Emerging technologies add further complexity. Open-source AI tools such as OpenClaw, for example, can offer genuine productivity benefits but simultaneously introduce serious, and largely invisible, risks. Because such tools are often downloaded and run locally, they may sit outside the reach of traditional security controls, leaving organisations blind to their presence.
Mr Winters argued that effective risk management begins with a clear understanding of assets. Organisations should be able to classify every asset according to its importance to the business and define in advance how to respond if it is threatened. For critical assets, that may mean accepting automated shutdowns under agreed conditions. But this is possible only if the organisation has a complete and accurate view of its environment. Even shadow IT, he said, can be identified and brought under control quickly with the right tools.
Speaking the board’s language
Bridging the gap between technical risk and business decision-making was a central theme of the evening. Boards may not understand the mechanics of cyber security, but they are accustomed to weighing risk, cost and trade-offs. The challenge for security leaders, said Mr Iliopoulos, is to translate technical exposures into business impact.

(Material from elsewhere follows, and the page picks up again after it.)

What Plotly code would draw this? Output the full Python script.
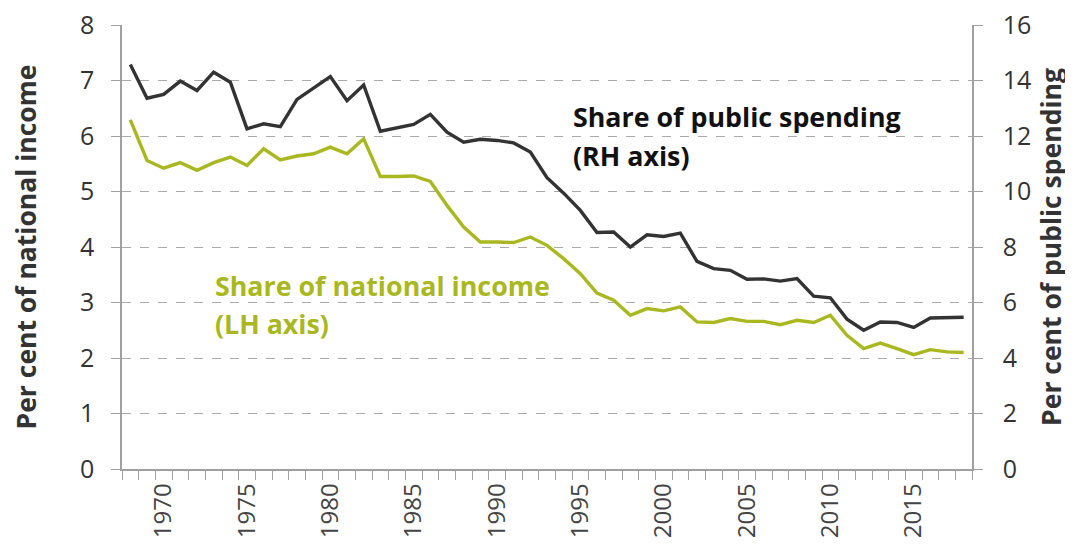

That means expressing cyber risk in concrete terms: the financial cost of downtime, the operational impact of lost systems, or the reputational consequences of a public incident. It also requires security leaders to understand the organisation’s strategic priorities. Advice that is disconnected from commercial reality is unlikely to gain traction.
One practical test discussed was reputational: what would the organisation say in a post-incident press release? If leaders can credibly state that reasonable steps were taken to mitigate known risks, stakeholders are more likely to be forgiving. If not, that gap should prompt immediate action.
Cost remains a constraint, particularly in the absence of a visible threat. But experience shows that incidents elsewhere in the market can quickly change attitudes, unlocking investment as boards reassess their own exposure.
A shared challenge
Closing the discussion, Mr Voss reflected on the consistency of concerns raised around the table. Few organisations believe they have fully solved the problem of communicating cyber risk effectively at board level. But there was reassurance, too, in hearing that these challenges are widely shared.
The consensus from the evening was that no single framework or tool can keep pace with the speed of modern cyber risk. Instead, organisations need a more dynamic approach, one that treats risk as a continuously changing property of the business, rather than a static entry on a register.